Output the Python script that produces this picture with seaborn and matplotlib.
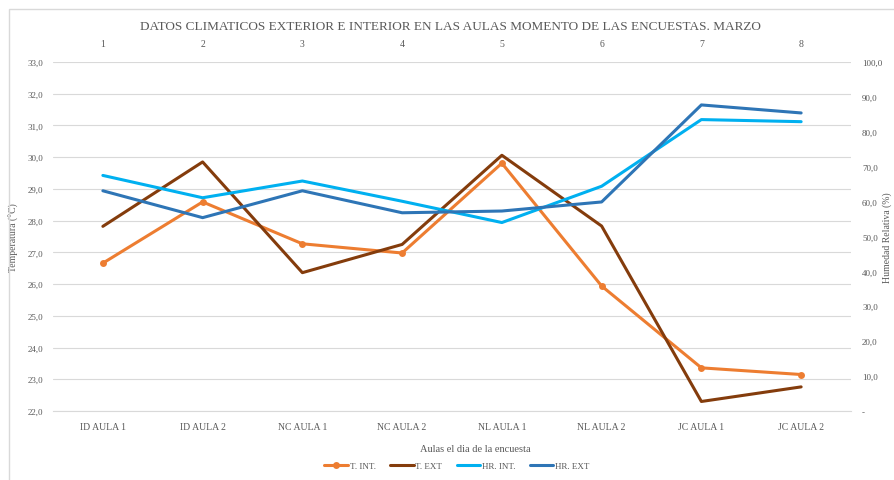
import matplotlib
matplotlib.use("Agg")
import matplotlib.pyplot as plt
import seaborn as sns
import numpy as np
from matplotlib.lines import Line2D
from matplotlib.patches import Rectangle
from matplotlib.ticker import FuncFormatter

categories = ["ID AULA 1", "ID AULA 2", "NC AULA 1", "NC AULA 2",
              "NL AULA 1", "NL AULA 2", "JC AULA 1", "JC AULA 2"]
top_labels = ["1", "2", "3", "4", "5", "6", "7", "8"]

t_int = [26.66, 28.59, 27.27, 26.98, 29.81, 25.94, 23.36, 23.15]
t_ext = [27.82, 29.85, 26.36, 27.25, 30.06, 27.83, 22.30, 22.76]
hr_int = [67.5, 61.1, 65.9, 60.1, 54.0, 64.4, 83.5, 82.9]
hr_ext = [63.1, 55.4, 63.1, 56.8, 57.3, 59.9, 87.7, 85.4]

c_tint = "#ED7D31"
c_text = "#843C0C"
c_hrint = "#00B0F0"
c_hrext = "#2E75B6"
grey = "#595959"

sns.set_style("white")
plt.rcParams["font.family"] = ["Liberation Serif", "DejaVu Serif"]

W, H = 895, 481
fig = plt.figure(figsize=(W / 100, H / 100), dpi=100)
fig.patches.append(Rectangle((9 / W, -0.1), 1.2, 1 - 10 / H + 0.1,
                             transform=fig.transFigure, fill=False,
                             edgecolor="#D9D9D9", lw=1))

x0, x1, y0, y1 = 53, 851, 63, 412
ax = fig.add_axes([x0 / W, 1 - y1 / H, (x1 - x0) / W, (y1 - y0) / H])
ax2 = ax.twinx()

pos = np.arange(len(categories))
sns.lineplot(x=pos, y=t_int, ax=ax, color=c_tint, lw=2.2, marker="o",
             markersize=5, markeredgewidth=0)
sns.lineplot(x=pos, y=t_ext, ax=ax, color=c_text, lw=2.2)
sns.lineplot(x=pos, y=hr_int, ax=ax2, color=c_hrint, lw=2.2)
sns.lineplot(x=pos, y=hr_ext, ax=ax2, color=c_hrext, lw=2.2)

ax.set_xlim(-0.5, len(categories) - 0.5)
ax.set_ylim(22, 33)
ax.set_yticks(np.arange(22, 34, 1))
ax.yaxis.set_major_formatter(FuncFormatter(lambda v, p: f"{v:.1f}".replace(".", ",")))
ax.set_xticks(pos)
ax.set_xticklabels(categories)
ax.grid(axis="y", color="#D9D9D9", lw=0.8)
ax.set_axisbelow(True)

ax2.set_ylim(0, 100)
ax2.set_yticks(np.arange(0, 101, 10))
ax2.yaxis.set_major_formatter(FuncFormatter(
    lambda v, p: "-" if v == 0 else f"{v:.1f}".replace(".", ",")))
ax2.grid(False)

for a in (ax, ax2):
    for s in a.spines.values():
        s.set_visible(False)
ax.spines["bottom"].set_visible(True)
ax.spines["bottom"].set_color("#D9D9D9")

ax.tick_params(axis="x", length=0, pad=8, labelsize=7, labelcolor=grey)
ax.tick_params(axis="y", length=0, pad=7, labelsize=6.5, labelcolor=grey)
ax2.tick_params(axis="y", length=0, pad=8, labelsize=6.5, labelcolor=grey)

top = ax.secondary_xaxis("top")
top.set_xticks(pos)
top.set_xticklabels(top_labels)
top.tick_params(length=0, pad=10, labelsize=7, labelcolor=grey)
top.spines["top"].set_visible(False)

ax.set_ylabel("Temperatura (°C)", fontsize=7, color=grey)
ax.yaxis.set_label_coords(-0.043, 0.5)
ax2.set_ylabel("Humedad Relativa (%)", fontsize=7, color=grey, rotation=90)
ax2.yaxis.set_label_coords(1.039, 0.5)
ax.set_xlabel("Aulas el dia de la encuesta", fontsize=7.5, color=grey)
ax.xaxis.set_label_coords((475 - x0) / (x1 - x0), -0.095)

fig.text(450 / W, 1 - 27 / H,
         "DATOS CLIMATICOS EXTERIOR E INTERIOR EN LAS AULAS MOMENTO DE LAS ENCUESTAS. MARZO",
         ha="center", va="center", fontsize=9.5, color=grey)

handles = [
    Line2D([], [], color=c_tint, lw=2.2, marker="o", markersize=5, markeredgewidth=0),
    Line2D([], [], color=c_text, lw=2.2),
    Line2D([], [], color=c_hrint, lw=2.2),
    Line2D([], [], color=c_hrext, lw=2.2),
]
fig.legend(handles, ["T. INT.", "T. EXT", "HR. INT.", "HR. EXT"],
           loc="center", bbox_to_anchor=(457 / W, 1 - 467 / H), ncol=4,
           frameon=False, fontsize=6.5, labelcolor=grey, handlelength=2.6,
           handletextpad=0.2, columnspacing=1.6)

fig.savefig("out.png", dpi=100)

* **TASK TO COMPLETE**
Return every line in the listing that contains the word "seaborn".

* **FINISHED TASK**
Output the Python script that produces this picture with seaborn and matplotlib.
import seaborn as sns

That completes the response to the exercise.